Stated exercise:
Please reproduce exactly the lines between the line holding "Generate a web" and the line holding "var crossPath = 'path://M0,0L10,10M10,0L0,10';", inclusive, leaving out any pictures.

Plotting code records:
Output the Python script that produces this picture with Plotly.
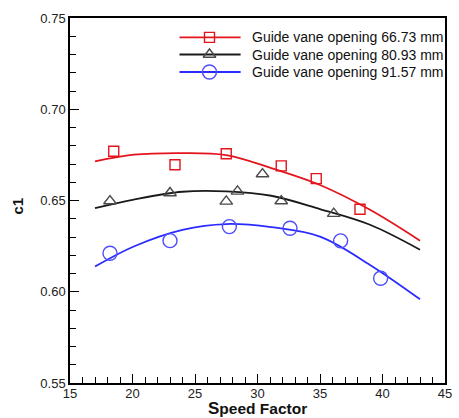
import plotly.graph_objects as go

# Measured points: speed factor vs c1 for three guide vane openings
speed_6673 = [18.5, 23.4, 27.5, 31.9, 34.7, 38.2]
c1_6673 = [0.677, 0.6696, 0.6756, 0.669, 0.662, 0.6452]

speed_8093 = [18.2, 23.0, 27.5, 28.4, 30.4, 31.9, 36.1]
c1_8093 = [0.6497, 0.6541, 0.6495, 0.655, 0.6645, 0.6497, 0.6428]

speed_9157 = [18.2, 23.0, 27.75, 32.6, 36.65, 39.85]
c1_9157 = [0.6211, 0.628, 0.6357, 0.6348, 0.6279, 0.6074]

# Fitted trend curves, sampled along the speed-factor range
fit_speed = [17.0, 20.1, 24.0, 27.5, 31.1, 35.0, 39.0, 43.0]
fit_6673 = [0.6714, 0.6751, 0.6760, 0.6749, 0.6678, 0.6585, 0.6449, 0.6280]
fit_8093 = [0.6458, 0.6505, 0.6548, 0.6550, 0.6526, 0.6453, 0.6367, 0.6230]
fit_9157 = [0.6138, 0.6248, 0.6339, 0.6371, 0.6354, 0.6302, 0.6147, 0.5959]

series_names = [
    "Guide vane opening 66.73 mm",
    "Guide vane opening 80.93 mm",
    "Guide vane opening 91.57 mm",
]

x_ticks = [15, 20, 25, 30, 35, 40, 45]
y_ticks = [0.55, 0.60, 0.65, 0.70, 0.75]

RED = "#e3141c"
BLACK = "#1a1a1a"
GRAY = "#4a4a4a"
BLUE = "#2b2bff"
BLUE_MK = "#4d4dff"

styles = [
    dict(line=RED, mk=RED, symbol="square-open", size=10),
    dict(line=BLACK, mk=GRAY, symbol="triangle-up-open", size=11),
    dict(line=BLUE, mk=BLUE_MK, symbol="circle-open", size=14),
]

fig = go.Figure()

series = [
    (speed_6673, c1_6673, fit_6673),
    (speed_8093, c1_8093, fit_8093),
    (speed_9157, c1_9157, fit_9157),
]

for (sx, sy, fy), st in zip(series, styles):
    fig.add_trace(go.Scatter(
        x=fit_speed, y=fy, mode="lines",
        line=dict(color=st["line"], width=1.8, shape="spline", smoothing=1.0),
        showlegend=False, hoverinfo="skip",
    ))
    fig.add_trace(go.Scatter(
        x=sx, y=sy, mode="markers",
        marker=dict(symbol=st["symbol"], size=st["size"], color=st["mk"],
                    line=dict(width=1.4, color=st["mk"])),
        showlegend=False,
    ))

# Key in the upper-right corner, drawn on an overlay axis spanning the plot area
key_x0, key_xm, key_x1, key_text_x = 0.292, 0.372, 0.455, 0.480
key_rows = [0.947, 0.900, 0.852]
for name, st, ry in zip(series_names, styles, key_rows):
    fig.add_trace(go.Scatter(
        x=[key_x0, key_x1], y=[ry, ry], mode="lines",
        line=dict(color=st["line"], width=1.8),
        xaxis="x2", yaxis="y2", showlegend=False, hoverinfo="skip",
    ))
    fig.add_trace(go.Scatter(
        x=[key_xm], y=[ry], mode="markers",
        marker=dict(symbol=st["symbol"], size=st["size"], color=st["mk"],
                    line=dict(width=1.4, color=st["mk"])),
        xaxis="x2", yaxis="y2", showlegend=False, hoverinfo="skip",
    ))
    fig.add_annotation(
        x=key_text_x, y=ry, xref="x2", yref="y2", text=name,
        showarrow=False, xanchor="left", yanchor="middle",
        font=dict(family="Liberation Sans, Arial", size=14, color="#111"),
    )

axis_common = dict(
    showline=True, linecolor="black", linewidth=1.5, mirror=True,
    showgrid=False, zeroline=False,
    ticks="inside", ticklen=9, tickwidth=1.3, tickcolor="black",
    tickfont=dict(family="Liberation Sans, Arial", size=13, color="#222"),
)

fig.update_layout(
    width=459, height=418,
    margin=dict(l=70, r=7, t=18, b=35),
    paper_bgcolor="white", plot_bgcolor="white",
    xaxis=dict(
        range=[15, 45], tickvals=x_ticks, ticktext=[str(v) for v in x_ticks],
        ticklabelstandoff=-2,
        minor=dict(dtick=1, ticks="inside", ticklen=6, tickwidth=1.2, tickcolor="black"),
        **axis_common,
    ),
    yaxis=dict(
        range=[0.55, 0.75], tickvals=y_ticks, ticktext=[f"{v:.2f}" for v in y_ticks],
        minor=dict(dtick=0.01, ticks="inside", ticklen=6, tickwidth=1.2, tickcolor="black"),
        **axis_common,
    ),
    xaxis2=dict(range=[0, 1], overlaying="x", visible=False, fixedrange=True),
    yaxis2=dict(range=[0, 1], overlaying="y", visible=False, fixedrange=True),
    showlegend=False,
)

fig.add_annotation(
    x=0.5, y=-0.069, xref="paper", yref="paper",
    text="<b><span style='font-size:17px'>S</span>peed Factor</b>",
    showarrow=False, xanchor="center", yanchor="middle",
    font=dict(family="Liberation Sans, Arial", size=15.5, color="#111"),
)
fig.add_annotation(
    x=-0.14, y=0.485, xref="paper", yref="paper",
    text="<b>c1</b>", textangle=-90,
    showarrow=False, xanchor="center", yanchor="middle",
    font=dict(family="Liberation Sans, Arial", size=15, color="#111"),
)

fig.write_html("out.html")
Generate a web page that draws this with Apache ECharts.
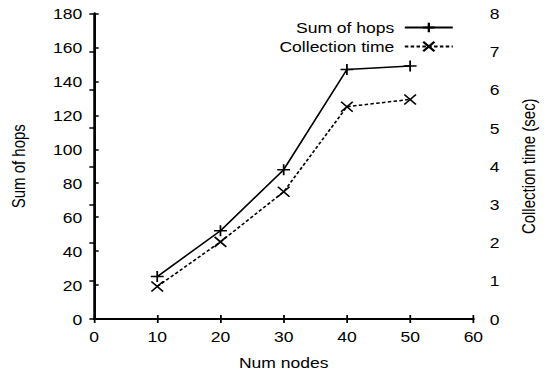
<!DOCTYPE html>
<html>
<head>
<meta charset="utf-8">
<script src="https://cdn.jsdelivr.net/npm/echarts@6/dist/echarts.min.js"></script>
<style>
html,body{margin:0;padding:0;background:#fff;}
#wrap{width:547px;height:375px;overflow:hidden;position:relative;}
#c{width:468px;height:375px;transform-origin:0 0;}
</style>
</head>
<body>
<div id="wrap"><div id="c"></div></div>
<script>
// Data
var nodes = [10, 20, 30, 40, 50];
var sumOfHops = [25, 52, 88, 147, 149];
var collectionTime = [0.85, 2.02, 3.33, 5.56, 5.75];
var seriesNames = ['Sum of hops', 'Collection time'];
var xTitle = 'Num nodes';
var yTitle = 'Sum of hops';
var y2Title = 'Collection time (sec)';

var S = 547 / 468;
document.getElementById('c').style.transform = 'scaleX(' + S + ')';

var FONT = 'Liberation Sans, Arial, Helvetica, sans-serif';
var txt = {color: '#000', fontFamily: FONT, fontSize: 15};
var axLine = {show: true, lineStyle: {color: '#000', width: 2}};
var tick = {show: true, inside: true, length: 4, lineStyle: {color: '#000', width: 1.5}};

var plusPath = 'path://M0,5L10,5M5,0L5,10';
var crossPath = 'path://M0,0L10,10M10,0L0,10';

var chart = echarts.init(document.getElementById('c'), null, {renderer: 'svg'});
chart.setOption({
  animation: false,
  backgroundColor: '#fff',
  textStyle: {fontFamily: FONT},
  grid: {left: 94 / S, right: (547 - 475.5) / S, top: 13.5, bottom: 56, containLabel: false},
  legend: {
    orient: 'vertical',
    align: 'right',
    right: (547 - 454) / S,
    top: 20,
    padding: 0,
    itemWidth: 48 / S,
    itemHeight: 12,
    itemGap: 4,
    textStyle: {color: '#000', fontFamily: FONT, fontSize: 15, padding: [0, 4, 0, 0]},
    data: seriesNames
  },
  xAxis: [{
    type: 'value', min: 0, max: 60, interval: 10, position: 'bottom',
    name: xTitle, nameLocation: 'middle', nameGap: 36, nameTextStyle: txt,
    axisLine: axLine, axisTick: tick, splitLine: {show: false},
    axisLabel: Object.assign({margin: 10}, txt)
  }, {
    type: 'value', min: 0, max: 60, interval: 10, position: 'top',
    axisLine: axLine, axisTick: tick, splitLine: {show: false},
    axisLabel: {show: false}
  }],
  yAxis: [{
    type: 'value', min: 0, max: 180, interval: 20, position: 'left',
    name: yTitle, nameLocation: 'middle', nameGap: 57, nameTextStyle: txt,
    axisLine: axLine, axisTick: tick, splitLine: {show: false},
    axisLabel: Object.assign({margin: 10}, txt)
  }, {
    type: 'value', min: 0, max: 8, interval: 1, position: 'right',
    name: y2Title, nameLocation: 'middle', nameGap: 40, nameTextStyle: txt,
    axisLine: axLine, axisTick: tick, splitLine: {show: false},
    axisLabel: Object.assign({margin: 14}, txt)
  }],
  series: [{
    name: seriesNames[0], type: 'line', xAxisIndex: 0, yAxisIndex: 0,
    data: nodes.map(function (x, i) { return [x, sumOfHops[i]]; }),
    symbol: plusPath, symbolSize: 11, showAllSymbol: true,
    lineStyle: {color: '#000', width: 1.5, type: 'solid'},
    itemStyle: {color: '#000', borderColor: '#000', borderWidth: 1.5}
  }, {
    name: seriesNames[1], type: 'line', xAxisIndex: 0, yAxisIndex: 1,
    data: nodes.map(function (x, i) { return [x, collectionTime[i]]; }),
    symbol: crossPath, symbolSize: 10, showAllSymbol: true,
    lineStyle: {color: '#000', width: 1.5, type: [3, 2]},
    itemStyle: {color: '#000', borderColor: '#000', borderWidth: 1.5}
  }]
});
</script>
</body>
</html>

Solution to the exercise:
Generate a web page that draws this with Apache ECharts.
<!DOCTYPE html>
<html>
<head>
<meta charset="utf-8">
<script src="https://cdn.jsdelivr.net/npm/echarts@6/dist/echarts.min.js"></script>
<style>
html,body{margin:0;padding:0;background:#fff;}
#wrap{width:547px;height:375px;overflow:hidden;position:relative;}
#c{width:468px;height:375px;transform-origin:0 0;}
</style>
</head>
<body>
<div id="wrap"><div id="c"></div></div>
<script>
// Data
var nodes = [10, 20, 30, 40, 50];
var sumOfHops = [25, 52, 88, 147, 149];
var collectionTime = [0.85, 2.02, 3.33, 5.56, 5.75];
var seriesNames = ['Sum of hops', 'Collection time'];
var xTitle = 'Num nodes';
var yTitle = 'Sum of hops';
var y2Title = 'Collection time (sec)';

var S = 547 / 468;
document.getElementById('c').style.transform = 'scaleX(' + S + ')';

var FONT = 'Liberation Sans, Arial, Helvetica, sans-serif';
var txt = {color: '#000', fontFamily: FONT, fontSize: 15};
var axLine = {show: true, lineStyle: {color: '#000', width: 2}};
var tick = {show: true, inside: true, length: 4, lineStyle: {color: '#000', width: 1.5}};

var plusPath = 'path://M0,5L10,5M5,0L5,10';
var crossPath = 'path://M0,0L10,10M10,0L0,10';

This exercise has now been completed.